» EXERCISE OBJECTIVE
Pick out every line of the entries below where "matplotlib" occurs, and copy those lines.

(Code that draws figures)
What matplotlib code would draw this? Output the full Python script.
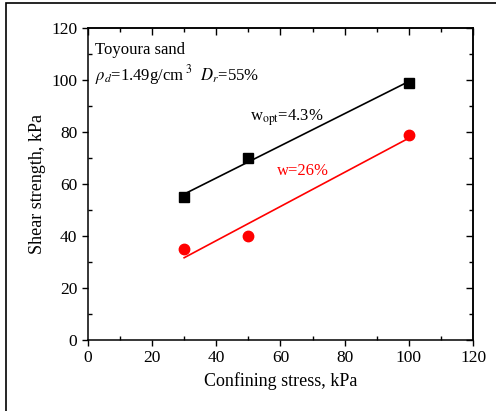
import numpy as np
import matplotlib
matplotlib.use('Agg')
from matplotlib import pyplot as plt
from matplotlib.patches import Rectangle

plt.rcParams['font.family'] = 'Liberation Serif'
plt.rcParams['mathtext.fontset'] = 'stix'

stress = [30, 50, 100]
strength_opt = [55, 70, 99]
strength_26 = [35, 40, 79]

fig = plt.figure(figsize=(4.96, 4.11), dpi=100)
ax = fig.add_axes([0.177, 0.173, 0.777, 0.759])

# linear fits
xs = np.array([30, 100])
p1 = np.polyfit(stress, strength_opt, 1)
p2 = np.polyfit(stress, strength_26, 1)
ax.plot(xs, np.polyval(p1, xs), color='black', lw=1.2)
ax.plot(xs, np.polyval(p2, xs), color='red', lw=1.2)
ax.plot(stress, strength_opt, 's', color='black', ms=6.5)
ax.plot(stress, strength_26, 'o', color='red', ms=7.5)

ax.set_xlim(0, 120)
ax.set_ylim(0, 120)
major = np.arange(0, 121, 20)
minor = np.arange(10, 120, 20)
ax.set_xticks(major)
ax.set_yticks(major)
ax.set_xticks(minor, minor=True)
ax.set_yticks(minor, minor=True)
ax.tick_params(which='major', direction='out', length=4, width=1, labelsize=12.5)
ax.tick_params(which='minor', direction='in', length=3, width=1)
for s in ax.spines.values():
    s.set_linewidth(1.1)

# top / right ticks point inwards
top = ax.secondary_xaxis('top')
right = ax.secondary_yaxis('right')
for a in (top, right):
    a.set_ticks(major)
    a.set_ticks(minor, minor=True)
    a.tick_params(which='major', direction='in', length=5, width=1, labelleft=False,
                  labelright=False, labeltop=False, labelbottom=False)
    a.tick_params(which='minor', direction='in', length=3, width=1)
    for s in a.spines.values():
        s.set_linewidth(1.1)

ax.set_xlabel('Confining stress, kPa', fontsize=13)
ax.set_ylabel('Shear strength, kPa', fontsize=13)

ax.text(2.2, 111.5, 'Toyoura sand', fontsize=12, va='center')
ax.text(2.2, 102, r'$\rho_d$=1.49g/cm$^{\ 3}$  $D_r$=55%', fontsize=12, va='center')
ax.text(50.5, 85.5, r'w$_{\rm opt}$=4.3%', fontsize=12, va='center')
ax.text(59, 65, 'w=26%', fontsize=12, va='center', color='red')

# outer frame (right and bottom edges fall outside the image)
fig.patches.append(Rectangle((6/496, -0.05), 1.0, 1.05 - 3/411, transform=fig.transFigure,
                             fill=False, edgecolor='black', lw=1.2))

fig.savefig('out.png', dpi=100)
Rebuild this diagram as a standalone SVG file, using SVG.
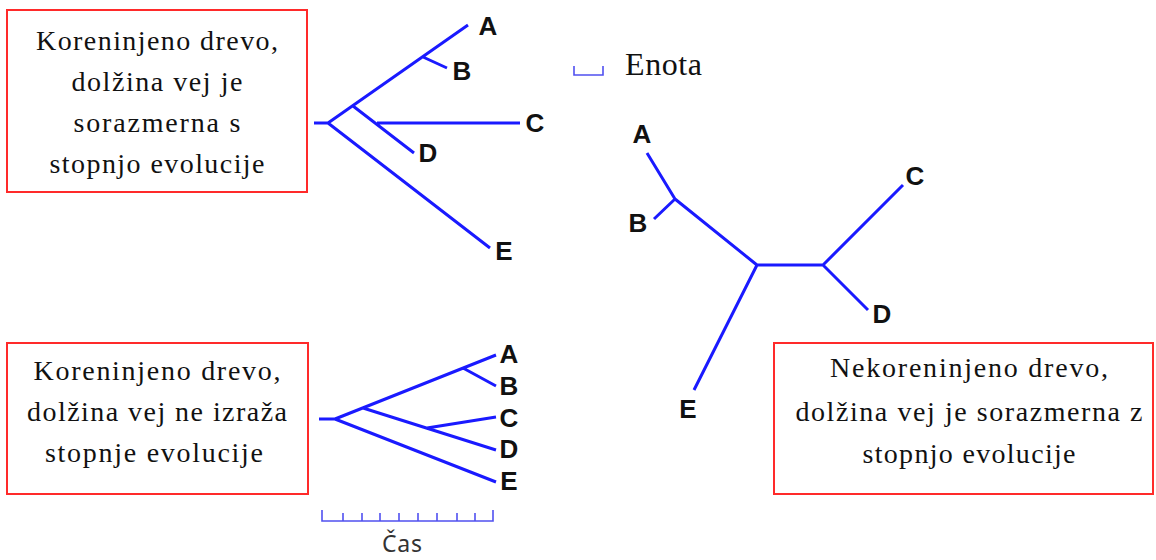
<svg xmlns="http://www.w3.org/2000/svg" width="1156" height="560" viewBox="0 0 1156 560">
  <style>
    .box { fill: #ffffff; stroke: #ff2a2a; stroke-width: 2; }
    .caption { font-family: "Liberation Serif", "Times New Roman", serif; font-size: 28px; fill: #111111; text-anchor: middle; }
    .leaf { font-family: "Liberation Sans", Arial, sans-serif; font-weight: bold; font-size: 26px; fill: #111111; text-anchor: middle; }
    .branch { fill: none; stroke: #1a1aff; stroke-width: 3; stroke-linecap: butt; stroke-linejoin: round; }
    .ruler { fill: none; stroke: #5050f0; stroke-width: 1.6; }
  </style>
  <rect width="1156" height="560" fill="#ffffff"/>

  <!-- Caption boxes -->
  <g id="box-rooted-scaled">
    <rect class="box" x="7" y="10" width="300" height="182"/>
    <text class="caption" x="157" y="50" textLength="242">Koreninjeno drevo,</text>
    <text class="caption" x="157" y="91" textLength="171">dolžina vej je</text>
    <text class="caption" x="157" y="132" textLength="167">sorazmerna s</text>
    <text class="caption" x="157" y="173" textLength="215">stopnjo evolucije</text>
  </g>
  <g id="box-rooted-unscaled">
    <rect class="box" x="7" y="343" width="301" height="151"/>
    <text class="caption" x="157" y="380" textLength="247">Koreninjeno drevo,</text>
    <text class="caption" x="157" y="421" textLength="260">dolžina vej ne izraža</text>
    <text class="caption" x="154" y="462" textLength="218">stopnje evolucije</text>
  </g>
  <g id="box-unrooted">
    <rect class="box" x="774" y="343" width="379" height="151"/>
    <text class="caption" x="969" y="377" textLength="278">Nekoreninjeno drevo,</text>
    <text class="caption" x="969" y="421" textLength="347">dolžina vej je sorazmerna z</text>
    <text class="caption" x="969" y="463" textLength="213">stopnjo evolucije</text>
  </g>

  <!-- Branch-length unit legend -->
  <g id="legend-unit">
    <path class="ruler" d="M574,66 V75 H603 V66"/>
    <text x="625" y="75" font-family="Liberation Serif, Times New Roman, serif" font-size="32" fill="#111111" textLength="77">Enota</text>
  </g>

  <!-- Time axis under the cladogram -->
  <g id="time-axis">
    <path class="ruler" d="M322,510 V521 H493 V510 M343,513 V521 M362,513 V521 M380,513 V521 M399,513 V521 M418,513 V521 M437,513 V521 M457,513 V521 M475,513 V521"/>
    <text x="402" y="552" font-family="Noto Sans, Open Sans, sans-serif" font-size="23" fill="#333333" text-anchor="middle" textLength="40">Čas</text>
  </g>

  <!-- Tree branches -->
  <g id="connectors">
    <!-- rooted tree, branch lengths scaled -->
    <path class="branch" d="M314,123 H328 L468,25 M423,57 L447,68 M353,106 L414,153 M377,123 H520 M328,123 L490,248"/>
    <!-- rooted tree, cladogram -->
    <path class="branch" d="M319,419 H335 L496,355 M463,368 L496,386 M363,408 L496,450 M427,428 L496,417 M335,419 L496,482"/>
    <!-- unrooted tree -->
    <path class="branch" d="M647,153 L675,199 L757,265 H823 L903,185 M675,199 L654,219 M823,265 L868,310 M757,265 L694,390"/>
  </g>

  <!-- Leaf labels: rooted, scaled -->
  <g id="r1-A"><text class="leaf" x="488" y="35">A</text></g>
  <g id="r1-B"><text class="leaf" x="462" y="80">B</text></g>
  <g id="r1-C"><text class="leaf" x="535" y="132">C</text></g>
  <g id="r1-D"><text class="leaf" x="428" y="162">D</text></g>
  <g id="r1-E"><text class="leaf" x="504" y="260">E</text></g>

  <!-- Leaf labels: cladogram -->
  <g id="r2-A"><text class="leaf" x="509" y="363">A</text></g>
  <g id="r2-B"><text class="leaf" x="509" y="395">B</text></g>
  <g id="r2-C"><text class="leaf" x="509" y="427">C</text></g>
  <g id="r2-D"><text class="leaf" x="509" y="458">D</text></g>
  <g id="r2-E"><text class="leaf" x="509" y="490">E</text></g>

  <!-- Leaf labels: unrooted -->
  <g id="u-A"><text class="leaf" x="642" y="143">A</text></g>
  <g id="u-B"><text class="leaf" x="638" y="232">B</text></g>
  <g id="u-C"><text class="leaf" x="915" y="185">C</text></g>
  <g id="u-D"><text class="leaf" x="882" y="323">D</text></g>
  <g id="u-E"><text class="leaf" x="688" y="418">E</text></g>
</svg>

» EXPECTED ANSWER
What matplotlib code would draw this? Output the full Python script.
import matplotlib
matplotlib.use('Agg')
from matplotlib import pyplot as plt
from matplotlib.patches import Rectangle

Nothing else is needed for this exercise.